Output the first line of the listing and each line after it, up to and including the line that contains "const limitOfDetection = 2;", exactly as written, minus the pictures.
--- DATA BLOCK ---
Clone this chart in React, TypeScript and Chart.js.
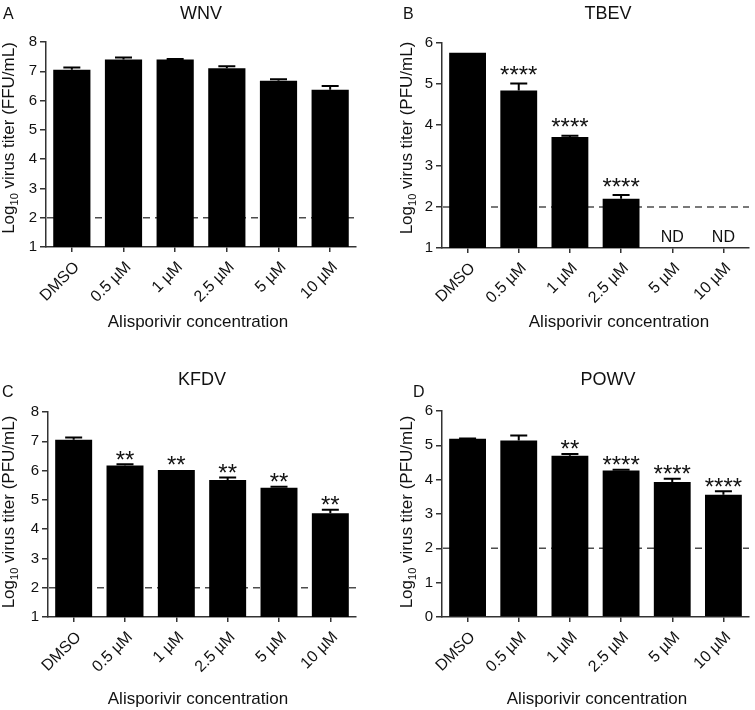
import React, { useEffect, useRef } from "react";
import { Chart, registerables } from "chart.js";

Chart.register(...registerables);

const FONT = "'Liberation Sans', Arial, Helvetica, sans-serif";
const TEXT = "#111111";
const AXIS = "#333333";

const categories = ["DMSO", "0.5 µM", "1 µM", "2.5 µM", "5 µM", "10 µM"];

const wnvMean = [7.05, 7.4, 7.4, 7.1, 6.68, 6.37];
const wnvErr = [0.08, 0.07, 0.02, 0.07, 0.05, 0.13];
const wnvSig = ["", "", "", "", "", ""];

const tbevMean = [5.76, 4.84, 3.71, 2.2, null, null];
const tbevErr = [0, 0.17, 0.03, 0.09, null, null];
const tbevSig = ["", "****", "****", "****", "ND", "ND"];

const kfdvMean = [7.05, 6.17, 6.02, 5.68, 5.41, 4.54];
const kfdvErr = [0.08, 0.05, 0.0, 0.08, 0.04, 0.12];
const kfdvSig = ["", "**", "**", "**", "**", "**"];

const powvMean = [5.19, 5.14, 4.7, 4.27, 3.93, 3.56];
const powvErr = [0.01, 0.15, 0.05, 0.02, 0.1, 0.1];
const powvSig = ["", "", "**", "****", "****", "****"];

const limitOfDetection = 2;

type Spec = {
  left: number;
  top: number;
  w: number;
  h: number;
  pad: { left: number; right: number; top: number; bottom: number };
  yAxisW: number;
  xAxisH: number;
  yMin: number;
  yMax: number;
  means: (number | null)[];
  errs: (number | null)[];
  sig: string[];
  sigGap: number;
  letter: string;
  letterPos: [number, number];
  title: string;
  titlePos: [number, number];
  yUnit: string;
  yTitlePos: [number, number];
  xTitlePos: [number, number];
};

const specs: Spec[] = [
  {
    left: 0, top: 0, w: 378, h: 355,
    pad: { left: 0, right: 22, top: 42, bottom: 0 },
    yAxisW: 46, xAxisH: 108,
    yMin: 1, yMax: 8,
    means: wnvMean, errs: wnvErr, sig: wnvSig, sigGap: 10,
    letter: "A", letterPos: [3, 18.5],
    title: "WNV", titlePos: [201, 18.5],
    yUnit: "FFU/mL", yTitlePos: [14, 138],
    xTitlePos: [198, 327],
  },
  {
    left: 378, top: 0, w: 377, h: 355,
    pad: { left: 0, right: 6, top: 43, bottom: 0 },
    yAxisW: 64, xAxisH: 107,
    yMin: 1, yMax: 6,
    means: tbevMean, errs: tbevErr, sig: tbevSig, sigGap: 14,
    letter: "B", letterPos: [25, 18.5],
    title: "TBEV", titlePos: [230, 18.5],
    yUnit: "PFU/mL", yTitlePos: [34, 138],
    xTitlePos: [241, 327],
  },
  {
    left: 0, top: 355, w: 378, h: 355,
    pad: { left: 0, right: 22, top: 57, bottom: 0 },
    yAxisW: 48, xAxisH: 93,
    yMin: 1, yMax: 8,
    means: kfdvMean, errs: kfdvErr, sig: kfdvSig, sigGap: 10,
    letter: "C", letterPos: [2, 41.7],
    title: "KFDV", titlePos: [202, 30],
    yUnit: "PFU/mL", yTitlePos: [14, 157],
    xTitlePos: [198, 349],
  },
  {
    left: 378, top: 355, w: 377, h: 355,
    pad: { left: 0, right: 6, top: 56, bottom: 0 },
    yAxisW: 64, xAxisH: 93,
    yMin: 0, yMax: 6,
    means: powvMean, errs: powvErr, sig: powvSig, sigGap: 10,
    letter: "D", letterPos: [35, 41.7],
    title: "POWV", titlePos: [230, 30],
    yUnit: "PFU/mL", yTitlePos: [34, 157],
    xTitlePos: [219, 349],
  },
];

function makePlugin(spec: Spec) {
  return {
    id: "panelDecor",
    beforeDatasetsDraw(chart: any) {
      const { ctx, chartArea, scales } = chart;
      const y = scales.y.getPixelForValue(limitOfDetection);
      ctx.save();
      ctx.strokeStyle = "#4d4d4d";
      ctx.lineWidth = 1.5;
      ctx.setLineDash([7, 5]);
      ctx.beginPath();
      ctx.moveTo(chartArea.left + 1, y);
      ctx.lineTo(chartArea.right, y);
      ctx.stroke();
      ctx.restore();
    },
    afterDatasetsDraw(chart: any) {
      const { ctx, chartArea, scales } = chart;
      const meta = chart.getDatasetMeta(0);
      ctx.save();
      spec.means.forEach((m, i) => {
        const cx = scales.x.getPixelForValue(i);
        if (m === null) {
          const label = spec.sig[i];
          if (label) {
            ctx.fillStyle = TEXT;
            ctx.font = `16px ${FONT}`;
            ctx.textAlign = "center";
            ctx.textBaseline = "alphabetic";
            ctx.fillText(label, cx, chartArea.bottom - 6);
          }
          return;
        }
        const e = spec.errs[i] ?? 0;
        const bx = meta.data[i] ? meta.data[i].x : cx;
        const yTop = scales.y.getPixelForValue(m);
        const yErr = scales.y.getPixelForValue(m + e);
        if (e > 0) {
          ctx.strokeStyle = "#000000";
          ctx.lineWidth = 2;
          ctx.setLineDash([]);
          ctx.beginPath();
          ctx.moveTo(bx, yTop);
          ctx.lineTo(bx, yErr);
          ctx.moveTo(bx - 8.5, yErr);
          ctx.lineTo(bx + 8.5, yErr);
          ctx.stroke();
        }
        const label = spec.sig[i];
        if (label) {
          ctx.fillStyle = TEXT;
          ctx.font = `24px ${FONT}`;
          ctx.textAlign = "center";
          ctx.textBaseline = "alphabetic";
          const center = yErr - spec.sigGap;
          ctx.fillText(label, bx, center + 13.4);
        }
      });
      ctx.restore();
    },
    afterDraw(chart: any) {
      const { ctx } = chart;
      ctx.save();
      ctx.fillStyle = TEXT;
      ctx.textBaseline = "alphabetic";
      ctx.font = `16px ${FONT}`;
      ctx.textAlign = "left";
      ctx.fillText(spec.letter, spec.letterPos[0], spec.letterPos[1]);
      ctx.font = `18px ${FONT}`;
      ctx.textAlign = "center";
      ctx.fillText(spec.title, spec.titlePos[0], spec.titlePos[1]);
      ctx.font = `17px ${FONT}`;
      ctx.fillText("Alisporivir concentration", spec.xTitlePos[0], spec.xTitlePos[1]);
      const p1 = "Log";
      const p2 = "10";
      const p3 = ` virus titer (${spec.yUnit})`;
      ctx.font = `17px ${FONT}`;
      const w1 = ctx.measureText(p1).width;
      const w3 = ctx.measureText(p3).width;
      ctx.font = `11px ${FONT}`;
      const w2 = ctx.measureText(p2).width;
      const total = w1 + w2 + w3;
      ctx.translate(spec.yTitlePos[0], spec.yTitlePos[1]);
      ctx.rotate(-Math.PI / 2);
      ctx.textAlign = "left";
      let sx = -total / 2;
      ctx.font = `17px ${FONT}`;
      ctx.fillText(p1, sx, 0);
      sx += w1;
      ctx.font = `11px ${FONT}`;
      ctx.fillText(p2, sx, 4);
      sx += w2;
      ctx.font = `17px ${FONT}`;
      ctx.fillText(p3, sx, 0);
      ctx.restore();
    },
  };
}

function buildConfig(spec: Spec): any {
  return {
    type: "bar",
    data: {
      labels: categories,
      datasets: [
        {
          data: spec.means,
          backgroundColor: "#000000",
          borderWidth: 0,
          barPercentage: 0.72,
          categoryPercentage: 1,
        },
      ],
    },
    options: {
      responsive: false,
      maintainAspectRatio: false,
      animation: false,
      layout: { padding: spec.pad },
      plugins: {
        legend: { display: false },
        tooltip: { enabled: false },
        title: { display: false },
      },
      scales: {
        x: {
          offset: true,
          grid: {
            offset: false,
            drawOnChartArea: false,
            drawTicks: true,
            tickLength: 5,
            color: AXIS,
            lineWidth: 1.5,
          },
          border: { display: true, color: AXIS, width: 1.5 },
          ticks: {
            color: TEXT,
            font: { family: FONT, size: 16 },
            minRotation: 45,
            maxRotation: 45,
            padding: 6,
            labelOffset: 5,
            autoSkip: false,
          },
          afterFit: (scale: any) => {
            scale.height = spec.xAxisH;
          },
        },
        y: {
          min: spec.yMin,
          max: spec.yMax,
          grid: {
            drawOnChartArea: false,
            drawTicks: true,
            tickLength: 6,
            color: AXIS,
            lineWidth: 1.5,
          },
          border: { display: true, color: AXIS, width: 1.5 },
          ticks: {
            stepSize: 1,
            color: TEXT,
            font: { family: FONT, size: 15 },
            padding: 3,
          },
          afterFit: (scale: any) => {
            scale.width = spec.yAxisW;
          },
        },
      },
    },
    plugins: [makePlugin(spec)],
  };
}

function Panel({ spec }: { spec: Spec }) {
  const ref = useRef<HTMLCanvasElement>(null);
  useEffect(() => {
    if (!ref.current) return;
    const chart = new Chart(ref.current, buildConfig(spec));
    return () => chart.destroy();
  }, [spec]);
  return (
    <canvas
      ref={ref}
      width={spec.w}
      height={spec.h}
      style={{
        position: "absolute",
        left: spec.left,
        top: spec.top,
        width: spec.w,
        height: spec.h,
      }}
    />
  );
}

export default function App() {
  return (
    <div
      style={{
        position: "absolute",
        left: 0,
        top: 0,
        width: 755,
        height: 710,
        background: "#ffffff",
        overflow: "hidden",
      }}
    >
      {specs.map((s, i) => (
        <Panel key={i} spec={s} />
      ))}
    </div>
  );
}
---
*SOLUTION FOR THIS PROBLEM*:
Clone this chart in React, TypeScript and Chart.js.
import React, { useEffect, useRef } from "react";
import { Chart, registerables } from "chart.js";

Chart.register(...registerables);

const FONT = "'Liberation Sans', Arial, Helvetica, sans-serif";
const TEXT = "#111111";
const AXIS = "#333333";

const categories = ["DMSO", "0.5 µM", "1 µM", "2.5 µM", "5 µM", "10 µM"];

const wnvMean = [7.05, 7.4, 7.4, 7.1, 6.68, 6.37];
const wnvErr = [0.08, 0.07, 0.02, 0.07, 0.05, 0.13];
const wnvSig = ["", "", "", "", "", ""];

const tbevMean = [5.76, 4.84, 3.71, 2.2, null, null];
const tbevErr = [0, 0.17, 0.03, 0.09, null, null];
const tbevSig = ["", "****", "****", "****", "ND", "ND"];

const kfdvMean = [7.05, 6.17, 6.02, 5.68, 5.41, 4.54];
const kfdvErr = [0.08, 0.05, 0.0, 0.08, 0.04, 0.12];
const kfdvSig = ["", "**", "**", "**", "**", "**"];

const powvMean = [5.19, 5.14, 4.7, 4.27, 3.93, 3.56];
const powvErr = [0.01, 0.15, 0.05, 0.02, 0.1, 0.1];
const powvSig = ["", "", "**", "****", "****", "****"];

const limitOfDetection = 2;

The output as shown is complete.